The whole purpose of the term is to highlight the existence of racial bias against non-white people, which is a real thing. I don't see why the conversation needs to get more complicated than that.
It needs to get more complicated primarily because of claims just like that one. The purpose of the term is not to highlight the existence of racial bias against non-white people, even though that too is a real thing. If a speaker's goal were wholly to highlight the existence of racial bias against non-white people, which is a real thing, then he could perfectly well express that fact more clearly and more truthfully by saying "Racial bias against non-white people is a real thing."
The purpose of the term "white privilege" is to allege that white people in general, and whichever white person the term is being thrown at in particular,
benefit from racial bias against non-white people. It is an accusation that the target of the speaker's invective has unjustly received an unearned benefit and thereby accrued a debt he has an obligation to repay. So
of course if you use the term then you're going to get poor white people's backs up; and that's not the sign of a character flaw in the targets that
"white privilege" peddlers typically treat it as; it's a sign that you've wronged them.

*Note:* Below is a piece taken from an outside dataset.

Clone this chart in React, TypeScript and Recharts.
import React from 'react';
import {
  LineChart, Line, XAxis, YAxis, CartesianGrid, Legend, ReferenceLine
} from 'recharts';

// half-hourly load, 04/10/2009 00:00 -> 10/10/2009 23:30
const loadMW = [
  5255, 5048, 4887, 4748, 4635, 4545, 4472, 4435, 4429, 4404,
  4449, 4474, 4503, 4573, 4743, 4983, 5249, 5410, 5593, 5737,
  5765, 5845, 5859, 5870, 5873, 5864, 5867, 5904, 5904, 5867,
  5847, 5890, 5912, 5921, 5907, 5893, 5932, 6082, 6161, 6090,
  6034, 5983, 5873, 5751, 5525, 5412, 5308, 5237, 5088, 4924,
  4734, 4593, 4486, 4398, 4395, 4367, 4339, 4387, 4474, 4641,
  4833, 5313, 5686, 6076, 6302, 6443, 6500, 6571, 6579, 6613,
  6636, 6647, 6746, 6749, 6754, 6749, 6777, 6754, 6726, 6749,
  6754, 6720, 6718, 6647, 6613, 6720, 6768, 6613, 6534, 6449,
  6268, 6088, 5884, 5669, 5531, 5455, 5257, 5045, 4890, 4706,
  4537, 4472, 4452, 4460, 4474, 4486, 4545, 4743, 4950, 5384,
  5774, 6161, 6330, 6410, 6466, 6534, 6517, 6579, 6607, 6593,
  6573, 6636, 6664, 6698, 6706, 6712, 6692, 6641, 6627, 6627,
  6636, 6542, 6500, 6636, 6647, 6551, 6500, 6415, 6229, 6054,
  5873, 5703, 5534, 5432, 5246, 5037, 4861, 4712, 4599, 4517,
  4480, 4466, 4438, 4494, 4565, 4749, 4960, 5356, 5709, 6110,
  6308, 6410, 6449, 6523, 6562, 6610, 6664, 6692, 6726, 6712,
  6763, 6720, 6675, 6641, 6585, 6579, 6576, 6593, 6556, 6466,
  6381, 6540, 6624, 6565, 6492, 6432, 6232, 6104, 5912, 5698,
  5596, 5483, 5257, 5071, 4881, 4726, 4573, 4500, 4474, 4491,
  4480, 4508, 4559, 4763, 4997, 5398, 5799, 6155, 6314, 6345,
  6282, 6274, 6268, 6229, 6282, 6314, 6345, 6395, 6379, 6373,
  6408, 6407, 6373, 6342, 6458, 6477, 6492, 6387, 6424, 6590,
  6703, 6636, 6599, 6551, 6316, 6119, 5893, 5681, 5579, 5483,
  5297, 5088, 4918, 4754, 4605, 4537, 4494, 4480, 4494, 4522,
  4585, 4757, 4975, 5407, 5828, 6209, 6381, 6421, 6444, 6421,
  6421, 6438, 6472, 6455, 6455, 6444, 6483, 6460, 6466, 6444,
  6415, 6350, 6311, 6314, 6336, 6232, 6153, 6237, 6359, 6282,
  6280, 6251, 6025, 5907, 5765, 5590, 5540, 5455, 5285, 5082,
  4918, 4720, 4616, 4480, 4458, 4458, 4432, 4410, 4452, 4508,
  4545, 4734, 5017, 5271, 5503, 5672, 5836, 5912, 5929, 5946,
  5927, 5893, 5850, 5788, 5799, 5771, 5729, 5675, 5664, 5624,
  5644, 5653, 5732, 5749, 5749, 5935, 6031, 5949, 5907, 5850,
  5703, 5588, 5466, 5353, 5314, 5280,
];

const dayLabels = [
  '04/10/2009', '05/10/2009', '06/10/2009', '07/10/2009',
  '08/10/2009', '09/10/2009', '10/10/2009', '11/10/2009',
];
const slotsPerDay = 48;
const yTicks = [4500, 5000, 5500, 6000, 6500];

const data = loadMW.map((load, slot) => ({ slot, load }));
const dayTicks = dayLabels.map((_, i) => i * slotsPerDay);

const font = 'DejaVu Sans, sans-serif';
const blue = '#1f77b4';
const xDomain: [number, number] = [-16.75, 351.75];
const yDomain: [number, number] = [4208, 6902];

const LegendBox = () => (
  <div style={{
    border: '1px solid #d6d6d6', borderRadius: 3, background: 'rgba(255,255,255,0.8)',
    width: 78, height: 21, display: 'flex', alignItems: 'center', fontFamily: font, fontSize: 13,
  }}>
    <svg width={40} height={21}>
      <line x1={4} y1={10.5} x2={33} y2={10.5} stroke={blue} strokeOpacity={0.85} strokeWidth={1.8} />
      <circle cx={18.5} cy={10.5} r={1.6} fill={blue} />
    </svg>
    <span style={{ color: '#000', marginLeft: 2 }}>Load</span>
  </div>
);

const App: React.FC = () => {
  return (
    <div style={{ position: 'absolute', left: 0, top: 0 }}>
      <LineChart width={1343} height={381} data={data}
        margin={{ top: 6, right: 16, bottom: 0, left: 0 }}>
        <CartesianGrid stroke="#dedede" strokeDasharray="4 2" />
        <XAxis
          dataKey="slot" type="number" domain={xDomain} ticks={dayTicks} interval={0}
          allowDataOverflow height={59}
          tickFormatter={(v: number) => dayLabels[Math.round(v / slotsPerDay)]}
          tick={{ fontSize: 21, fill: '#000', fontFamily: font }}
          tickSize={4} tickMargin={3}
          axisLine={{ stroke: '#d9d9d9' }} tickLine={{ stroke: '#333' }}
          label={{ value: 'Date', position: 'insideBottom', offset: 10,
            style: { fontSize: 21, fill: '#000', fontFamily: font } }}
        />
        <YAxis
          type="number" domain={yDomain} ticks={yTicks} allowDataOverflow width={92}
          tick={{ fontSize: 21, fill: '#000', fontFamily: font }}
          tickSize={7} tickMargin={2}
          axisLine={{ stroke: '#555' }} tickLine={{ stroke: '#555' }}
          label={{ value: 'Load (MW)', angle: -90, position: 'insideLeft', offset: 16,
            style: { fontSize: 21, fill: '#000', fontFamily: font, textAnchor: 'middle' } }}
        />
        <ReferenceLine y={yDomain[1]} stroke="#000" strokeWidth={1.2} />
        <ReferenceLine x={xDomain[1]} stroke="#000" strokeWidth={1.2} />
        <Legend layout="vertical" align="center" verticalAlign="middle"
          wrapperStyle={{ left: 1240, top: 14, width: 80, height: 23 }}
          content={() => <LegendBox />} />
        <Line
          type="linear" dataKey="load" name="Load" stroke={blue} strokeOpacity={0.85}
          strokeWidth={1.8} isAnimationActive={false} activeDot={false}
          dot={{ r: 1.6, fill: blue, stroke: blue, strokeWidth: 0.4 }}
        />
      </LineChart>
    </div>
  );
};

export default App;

So this explanation is less about the term, more about your disdain toward people who use the term, gotcha.
"More"? No, the explanation is equally about the term and my disdain. People who use the term use it with the meaning I pointed out, for the reason I pointed out -- to make an unfair accusation -- and therefore do not deserve respect. The meaning and the disdain are two sides of the same coin.
If you disagree, then either (1) explain how the existence of racial bias against non-white people really does imply that the particular white person benefits from that bias, or else, if you disagree about whether the term is being used to imply a benefit, then (2) explain what the whole purpose of the term is, this time without making a blatantly false and trivially refutable claim that its whole purpose is to highlight the existence of racial bias against non-white people. Propose a credible reason for adopting the word "privilege" that doesn't reflect badly on the ethics of the person adopting it.
The reason so many progressives choose to believe transparently counterfactual claims like "The whole purpose of the term is to highlight the existence of racial bias against non-white people, which is a real thing" appears to be so that when the poor white people who perceive themselves to be accused of receiving an unjust benefit and who see no referent for that alleged benefit in their own lives inevitably angrily deny that they are privileged, the progressives can use their angry denial as a way to give themselves permission to accuse the poor white people of angrily denying that there's racial bias against non-white people. That too deserves disdain -- it's abusive and it's intellectually dishonest.
So would you agree or disagree that being white, in the majority of contexts, offers a person privilege that isn't accessible to non-white people?
I went to the same big-name university as my parents. I like to think I was good enough to get in on my own merit. But I know perfectly well that that school practices "legacy admissions"; for all I know, maybe that's what I was. My spot in that freshman class was a benefit I received, and I may not have deserved it. Not everyone can get that benefit -- the school can't admit everyone. Maybe they should have rejected me. Maybe they would have, if my parents hadn't gone there. That's what privilege is.
The phenomenon progressives label "white privilege" is the phenomenon of white people not being treated unfairly on account of their race. Not being treated unfairly on account of race is not a limited resource. There is a good reason some people should be rejected from a university; there is no good reason anyone should be treated unfairly on account of her race. The white people are merely being treated the way
everyone ought to be treated. Regardless of what color people are, screwing them over because of it is
wrong. Well, we have a word in English for what you're depriving someone of when you
wrong him; and that word is not "privilege". When you murder someone, we don't say you violated his "privilege of life". When you kidnap him, we don't say you violated his "privilege of liberty". When you rob him, we don't say you violated his "privilege of property".
So yes, of course I disagree that being white, in the majority of contexts, offers a person privilege. This is not rocket science. Fair treatment regardless of your race is not a privilege. It's a right.